The outcome of also running the caching mechanism is presented at the end of this article. Unfortunately, optimizations occur at the intermediate representation level, which lacks one-to-one correspondence with Blombly code. (One of the virtual machine's goals is that you should not worry about optimizations anyway, so the language is focused on removing anti-patterns instead of giving low-level access to how operations execute.)
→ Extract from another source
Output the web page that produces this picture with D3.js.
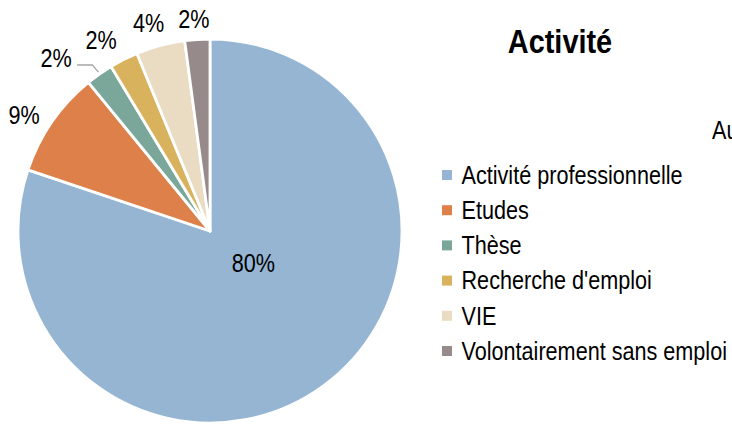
<!DOCTYPE html>
<html>
<head>
<meta charset="utf-8">
<script src="https://cdn.jsdelivr.net/npm/d3@7"></script>
<style>
  html, body { margin: 0; padding: 0; background: #fff; }
  svg text { font-family: "Liberation Sans", Arial, sans-serif; fill: #000; }
</style>
</head>
<body>
<svg id="chart" width="732" height="424"></svg>
<script>
const categories = ["Activité professionnelle", "Etudes", "Thèse", "Recherche d'emploi", "VIE", "Volontairement sans emploi"];
const values = [80.0, 8.9, 2.3, 2.4, 4.1, 2.1];
const colors = ["#95B5D3", "#DD804A", "#7BA79A", "#D9B25E", "#E9DCC2", "#968A8A"];
const title = "Activité";

const svg = d3.select("#chart");
const cx = 210, cy = 231, R = 192;
const SX = 0.865;   // horizontal condensing (narrow font look)
const fs = 25;

function ctext(parent, x, y, str, opts = {}) {
  const gg = parent.append("g").attr("transform", `translate(${x},${y}) scale(${opts.sx || SX},1)`);
  const t = gg.append("text")
    .attr("x", 0).attr("y", 0)
    .attr("text-anchor", opts.anchor || "middle")
    .attr("font-size", opts.size || fs)
    .text(str);
  if (opts.bold) t.attr("font-weight", "bold");
  return t;
}

const total = d3.sum(values);
const pie = d3.pie().sort(null).value(d => d)(values);
const arc = d3.arc().innerRadius(0).outerRadius(R);

const g = svg.append("g").attr("transform", `translate(${cx},${cy})`);
g.selectAll("path.slice").data(pie).join("path")
  .attr("class", "slice")
  .attr("d", arc)
  .attr("fill", (d, i) => colors[i])
  .attr("stroke", "#fff")
  .attr("stroke-width", 2.8)
  .attr("stroke-linejoin", "round");

const fmt = v => Math.round(v / total * 100) + "%";

// Excel "best fit" style placement: label box sits just outside the pie,
// with small angular nudges to avoid collisions.
const nudgeDeg = [0, -2.8, 0, -3.1, -1.5, -0.6];
const padR = [0, -3.5, 0, 0, 0, 0];
const gap = 7, halfH = 12;
const inner = d3.arc().innerRadius(R * 0.27).outerRadius(R * 0.27);

pie.forEach((d, i) => {
  const label = fmt(values[i]);
  let x, y;
  if (i === 0) {
    [x, y] = inner.centroid(d);
    x += 13; y -= 10;
  } else if (i === 2) {
    // shifted label with leader line
    const mid = (d.startAngle + d.endAngle) / 2;
    const ex = Math.sin(mid) * R, ey = -Math.cos(mid) * R;
    x = -cx + 56; y = -cy + 58;
    g.append("polyline")
      .attr("points", `${x + 21},${y + 7} ${ex - 7},${y + 7} ${ex - 1},${ey - 2}`)
      .attr("fill", "none").attr("stroke", "#A6A6A6").attr("stroke-width", 1.3);
  } else {
    const a = (d.startAngle + d.endAngle) / 2 + nudgeDeg[i] * Math.PI / 180;
    const halfW = 20;
    const ext = Math.abs(Math.sin(a)) * halfW + Math.abs(Math.cos(a)) * halfH;
    const r = R + gap + ext + padR[i];
    x = Math.sin(a) * r; y = -Math.cos(a) * r;
  }
  ctext(g, x, y + 8.8, label);
});

// title
ctext(svg, 560, 53, title, { bold: true, size: 34, sx: 0.85 });

// text clipped at the right edge, as in the reference
ctext(svg, 712, 138.5, "Au", { anchor: "start" });

// legend
const legend = svg.append("g").attr("transform", "translate(442,175)");
const row = legend.selectAll("g").data(categories).join("g")
  .attr("transform", (d, i) => `translate(0,${i * 35.2})`);
row.append("rect").attr("x", 0).attr("y", -5).attr("width", 10).attr("height", 10)
  .attr("fill", (d, i) => colors[i]);
row.each(function (d) {
  ctext(d3.select(this), 19.5, 8.8, d, { anchor: "start" });
});
</script>
</body>
</html>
To get a taste of what caching is all about, the underlying implementation is conceptually very similar to what ends up being created. The important part is that common code segments are abstracted away. This may look more complicated when we are looking at Blombly code, but it's already tens of bbvm instructions less when implemented. Importantly, it scales well if we had much duplication, as is the case when the same files are imported multiple times throughout a project. We iterate the cache generation process until convergence, starting from a cache of larger code blocks/functions and moving internally. Similarly to previous analysis, and as long as we are calling more than one method or have a method plus business logic in each function on average, the amortized running time becomes O(n log n).

cache2 = {
    x=next(arguments);
    y=next(arguments);
    return x+y;
}
cache0 = {numadd=cache2} // bbvm instructions also pack returning the object here
cache1 = {arguments=1,2} // for safety, the compiler does not allow us to set to the name `args`

// `new cache0` is the underlying bbvm instruction (calling new on a code block)
// but that pattern is disabled in the main language to prevent anti-patterns
A = new {cache0:} 
B = new {cache0:}

print(A.numadd(cache1:));
print(B.numadd(cache1:));

As an example, here is cache2's implementation under-the-hood. Notice the hash in the representation.

BEGIN _bbcache2
next x args
next y args
add _bbpassc3bdd6e4dddf22c0e0bb321371f878b90 x y
return # _bbpassc3bdd6e4dddf22c0e0bb321371f878b90
END

Info

Optimization performs a preliminary pass that compresses some parsing outcomes, such as substituting macro symbols that are matched to variables instead of holding whole expression outcomes.

Final representation

The final bbvm code is presented below. This is produced through execution with the -s --text options to respectively strip away debugging symbols and not compress the text to keep it readable. A last step that the compiler applies before generating this code is to re-parse everything so that intermediate variables retain their naming scheme but are unified under a new global counter. This prevents the large number of characters in hashes from bloating the final file.

Before closing, notice the absence of the C struct and of both nummul implementations that were optimized away at the first step. There are also two cache segments, each corresponding to a different repetition of code block minimization. All in all, I rather like how the whole mechanism shaped up.

That's all for now. 🙂
I hope you found the discussion fun. Happy coding!

./blombly main.bb -s --text
3
3

cat main.bbvm

CACHE
BEGIN _bb0
next x args
next y args
add _bb1 x y
return # _bb1
END
END
CACHE
BEGIN _bb2
ISCACHED numadd _bb0
return # this
END
BEGIN _bb3
BUILTIN _bb4 I1
BUILTIN _bb5 I2
list::element args _bb4 _bb5
END
END
ISCACHED _bb6 _bb2
new A _bb6
ISCACHED _bb7 _bb2
new B _bb7
ISCACHED _bb8 _bb3
get _bb9 A numadd
call _bb10 _bb8 _bb9
print # _bb10
ISCACHED _bb11 _bb3
get _bb12 B numadd
call _bb13 _bb11 _bb12
print # _bb13